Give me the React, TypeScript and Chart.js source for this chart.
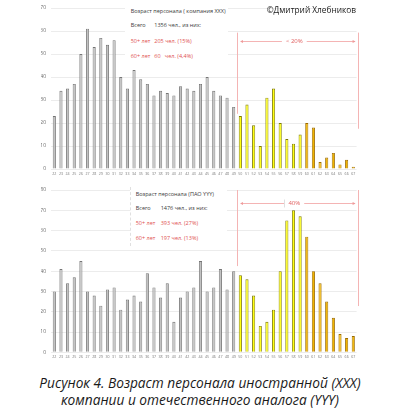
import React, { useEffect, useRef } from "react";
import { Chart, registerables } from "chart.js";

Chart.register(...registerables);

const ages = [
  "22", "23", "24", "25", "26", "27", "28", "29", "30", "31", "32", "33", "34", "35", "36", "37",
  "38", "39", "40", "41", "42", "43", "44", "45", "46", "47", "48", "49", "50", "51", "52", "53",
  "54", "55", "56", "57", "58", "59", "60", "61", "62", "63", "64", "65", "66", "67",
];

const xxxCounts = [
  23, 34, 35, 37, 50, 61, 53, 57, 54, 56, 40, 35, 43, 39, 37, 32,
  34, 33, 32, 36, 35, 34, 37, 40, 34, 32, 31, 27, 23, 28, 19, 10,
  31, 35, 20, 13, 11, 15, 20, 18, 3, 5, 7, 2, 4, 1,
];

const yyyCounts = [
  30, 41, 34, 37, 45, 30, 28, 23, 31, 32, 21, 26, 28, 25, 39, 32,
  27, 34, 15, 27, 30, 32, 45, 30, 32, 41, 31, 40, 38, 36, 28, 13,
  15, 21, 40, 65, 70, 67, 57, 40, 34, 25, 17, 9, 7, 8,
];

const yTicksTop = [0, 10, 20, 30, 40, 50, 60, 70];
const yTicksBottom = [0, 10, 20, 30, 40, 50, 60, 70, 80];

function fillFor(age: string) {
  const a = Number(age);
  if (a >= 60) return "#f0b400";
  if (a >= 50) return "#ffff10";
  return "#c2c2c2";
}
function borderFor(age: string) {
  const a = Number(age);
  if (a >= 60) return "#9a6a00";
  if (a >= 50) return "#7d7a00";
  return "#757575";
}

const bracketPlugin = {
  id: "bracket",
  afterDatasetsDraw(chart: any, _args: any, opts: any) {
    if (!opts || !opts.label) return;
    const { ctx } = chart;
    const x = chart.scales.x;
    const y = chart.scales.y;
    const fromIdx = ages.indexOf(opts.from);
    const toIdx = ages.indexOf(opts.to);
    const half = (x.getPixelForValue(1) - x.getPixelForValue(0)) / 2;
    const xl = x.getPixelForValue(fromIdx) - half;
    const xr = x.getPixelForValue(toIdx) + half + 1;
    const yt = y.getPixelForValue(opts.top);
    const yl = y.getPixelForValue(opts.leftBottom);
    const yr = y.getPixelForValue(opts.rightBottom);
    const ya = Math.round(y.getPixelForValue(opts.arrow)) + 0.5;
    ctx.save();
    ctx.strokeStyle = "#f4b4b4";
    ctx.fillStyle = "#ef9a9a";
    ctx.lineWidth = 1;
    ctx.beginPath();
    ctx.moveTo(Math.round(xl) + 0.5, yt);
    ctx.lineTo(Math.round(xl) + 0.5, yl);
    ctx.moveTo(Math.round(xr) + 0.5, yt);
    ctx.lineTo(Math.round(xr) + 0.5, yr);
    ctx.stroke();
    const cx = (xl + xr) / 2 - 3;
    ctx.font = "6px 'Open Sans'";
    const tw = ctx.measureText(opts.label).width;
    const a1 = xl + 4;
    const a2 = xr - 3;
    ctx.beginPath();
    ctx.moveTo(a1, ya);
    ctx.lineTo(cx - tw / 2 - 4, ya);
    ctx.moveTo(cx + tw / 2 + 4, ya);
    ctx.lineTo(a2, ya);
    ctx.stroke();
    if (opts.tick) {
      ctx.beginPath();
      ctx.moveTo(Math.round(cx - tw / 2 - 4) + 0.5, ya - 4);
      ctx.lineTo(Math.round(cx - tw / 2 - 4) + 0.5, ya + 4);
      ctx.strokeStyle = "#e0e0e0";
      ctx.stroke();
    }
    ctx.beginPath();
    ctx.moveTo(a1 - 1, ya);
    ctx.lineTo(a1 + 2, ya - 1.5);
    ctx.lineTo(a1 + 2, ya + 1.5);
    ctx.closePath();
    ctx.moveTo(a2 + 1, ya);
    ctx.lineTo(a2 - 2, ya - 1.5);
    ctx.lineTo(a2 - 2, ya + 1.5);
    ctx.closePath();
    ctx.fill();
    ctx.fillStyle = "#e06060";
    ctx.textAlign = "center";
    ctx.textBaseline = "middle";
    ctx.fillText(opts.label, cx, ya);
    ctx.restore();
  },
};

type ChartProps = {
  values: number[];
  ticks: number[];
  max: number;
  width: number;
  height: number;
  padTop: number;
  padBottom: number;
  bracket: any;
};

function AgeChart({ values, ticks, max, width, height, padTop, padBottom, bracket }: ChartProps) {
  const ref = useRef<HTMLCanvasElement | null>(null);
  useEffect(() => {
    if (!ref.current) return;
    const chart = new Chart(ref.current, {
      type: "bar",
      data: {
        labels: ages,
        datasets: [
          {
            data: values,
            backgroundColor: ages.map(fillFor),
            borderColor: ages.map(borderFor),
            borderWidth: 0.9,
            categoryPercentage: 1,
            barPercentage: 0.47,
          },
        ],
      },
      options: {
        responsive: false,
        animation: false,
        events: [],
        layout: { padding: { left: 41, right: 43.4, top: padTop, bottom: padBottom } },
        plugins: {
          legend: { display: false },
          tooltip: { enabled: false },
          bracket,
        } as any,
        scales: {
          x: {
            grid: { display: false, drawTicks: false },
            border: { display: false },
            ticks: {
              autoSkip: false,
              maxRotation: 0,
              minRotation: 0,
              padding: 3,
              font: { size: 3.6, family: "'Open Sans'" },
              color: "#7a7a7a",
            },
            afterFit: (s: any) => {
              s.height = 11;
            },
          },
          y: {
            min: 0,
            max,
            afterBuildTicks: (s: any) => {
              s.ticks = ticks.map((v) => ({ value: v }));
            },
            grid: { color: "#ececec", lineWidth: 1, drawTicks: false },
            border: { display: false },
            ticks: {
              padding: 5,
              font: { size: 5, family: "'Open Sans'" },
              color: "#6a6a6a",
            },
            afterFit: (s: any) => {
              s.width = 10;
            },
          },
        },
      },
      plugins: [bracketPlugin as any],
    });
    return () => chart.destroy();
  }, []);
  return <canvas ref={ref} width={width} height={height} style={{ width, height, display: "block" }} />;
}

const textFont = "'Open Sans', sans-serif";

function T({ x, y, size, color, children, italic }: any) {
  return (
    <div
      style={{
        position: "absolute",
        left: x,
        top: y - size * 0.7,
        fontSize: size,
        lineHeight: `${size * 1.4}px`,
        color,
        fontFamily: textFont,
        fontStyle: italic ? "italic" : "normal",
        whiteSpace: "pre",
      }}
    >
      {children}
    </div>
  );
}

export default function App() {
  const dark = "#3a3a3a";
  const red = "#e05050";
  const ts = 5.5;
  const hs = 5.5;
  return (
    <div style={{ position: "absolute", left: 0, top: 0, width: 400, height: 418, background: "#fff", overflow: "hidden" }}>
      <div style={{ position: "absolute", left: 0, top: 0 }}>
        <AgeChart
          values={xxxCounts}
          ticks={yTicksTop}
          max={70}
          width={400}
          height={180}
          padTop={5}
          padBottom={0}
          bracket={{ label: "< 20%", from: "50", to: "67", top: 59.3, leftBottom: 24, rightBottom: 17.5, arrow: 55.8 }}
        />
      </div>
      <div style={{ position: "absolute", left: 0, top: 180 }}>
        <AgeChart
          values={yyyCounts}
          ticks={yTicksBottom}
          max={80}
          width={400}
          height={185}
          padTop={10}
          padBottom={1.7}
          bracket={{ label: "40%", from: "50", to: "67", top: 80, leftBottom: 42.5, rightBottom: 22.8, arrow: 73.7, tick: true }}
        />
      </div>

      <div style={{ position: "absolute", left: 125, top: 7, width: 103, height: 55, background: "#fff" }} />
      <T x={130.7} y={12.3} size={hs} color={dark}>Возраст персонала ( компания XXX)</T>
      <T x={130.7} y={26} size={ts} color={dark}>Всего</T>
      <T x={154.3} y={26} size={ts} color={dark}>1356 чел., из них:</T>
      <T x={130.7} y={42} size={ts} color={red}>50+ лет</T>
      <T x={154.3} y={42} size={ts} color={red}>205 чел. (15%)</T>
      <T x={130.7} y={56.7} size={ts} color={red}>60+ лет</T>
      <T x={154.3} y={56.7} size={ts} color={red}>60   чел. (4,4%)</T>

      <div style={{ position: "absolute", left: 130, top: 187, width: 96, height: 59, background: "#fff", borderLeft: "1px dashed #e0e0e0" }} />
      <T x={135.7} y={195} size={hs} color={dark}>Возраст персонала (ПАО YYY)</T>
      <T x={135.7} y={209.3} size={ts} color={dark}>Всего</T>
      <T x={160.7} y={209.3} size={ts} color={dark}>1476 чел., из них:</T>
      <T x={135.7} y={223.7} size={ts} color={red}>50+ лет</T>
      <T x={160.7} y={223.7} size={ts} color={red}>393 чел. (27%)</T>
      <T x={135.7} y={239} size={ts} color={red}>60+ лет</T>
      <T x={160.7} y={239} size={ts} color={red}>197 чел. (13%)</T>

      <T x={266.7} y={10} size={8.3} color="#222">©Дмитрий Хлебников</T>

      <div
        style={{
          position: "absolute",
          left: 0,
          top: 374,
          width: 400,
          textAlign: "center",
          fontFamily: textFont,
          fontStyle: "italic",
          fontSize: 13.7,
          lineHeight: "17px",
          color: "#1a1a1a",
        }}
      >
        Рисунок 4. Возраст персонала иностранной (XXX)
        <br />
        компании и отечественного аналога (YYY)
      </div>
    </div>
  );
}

***

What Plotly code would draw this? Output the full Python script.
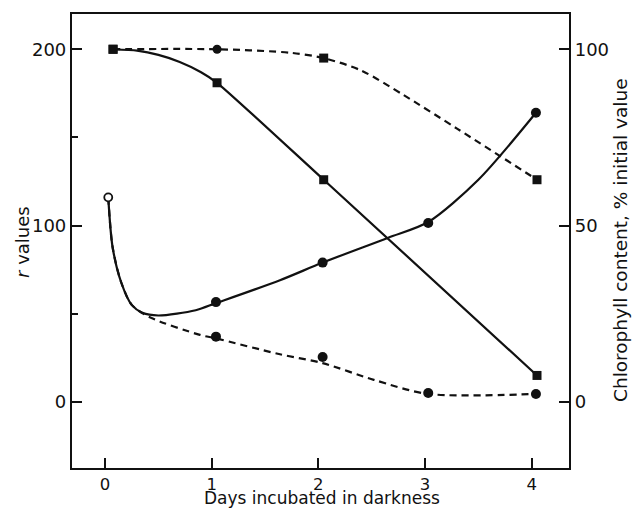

***

JOB » Reproduce the data above exactly, but only the lines from the one showing "Give me the" through the one showing "60, 70, 80];", with both ends kept and the pictures left out.

FINISHED TASK »
Give me the React, TypeScript and Chart.js source for this chart.
import React, { useEffect, useRef } from "react";
import { Chart, registerables } from "chart.js";

Chart.register(...registerables);

const ages = [
  "22", "23", "24", "25", "26", "27", "28", "29", "30", "31", "32", "33", "34", "35", "36", "37",
  "38", "39", "40", "41", "42", "43", "44", "45", "46", "47", "48", "49", "50", "51", "52", "53",
  "54", "55", "56", "57", "58", "59", "60", "61", "62", "63", "64", "65", "66", "67",
];

const xxxCounts = [
  23, 34, 35, 37, 50, 61, 53, 57, 54, 56, 40, 35, 43, 39, 37, 32,
  34, 33, 32, 36, 35, 34, 37, 40, 34, 32, 31, 27, 23, 28, 19, 10,
  31, 35, 20, 13, 11, 15, 20, 18, 3, 5, 7, 2, 4, 1,
];

const yyyCounts = [
  30, 41, 34, 37, 45, 30, 28, 23, 31, 32, 21, 26, 28, 25, 39, 32,
  27, 34, 15, 27, 30, 32, 45, 30, 32, 41, 31, 40, 38, 36, 28, 13,
  15, 21, 40, 65, 70, 67, 57, 40, 34, 25, 17, 9, 7, 8,
];

const yTicksTop = [0, 10, 20, 30, 40, 50, 60, 70];
const yTicksBottom = [0, 10, 20, 30, 40, 50, 60, 70, 80];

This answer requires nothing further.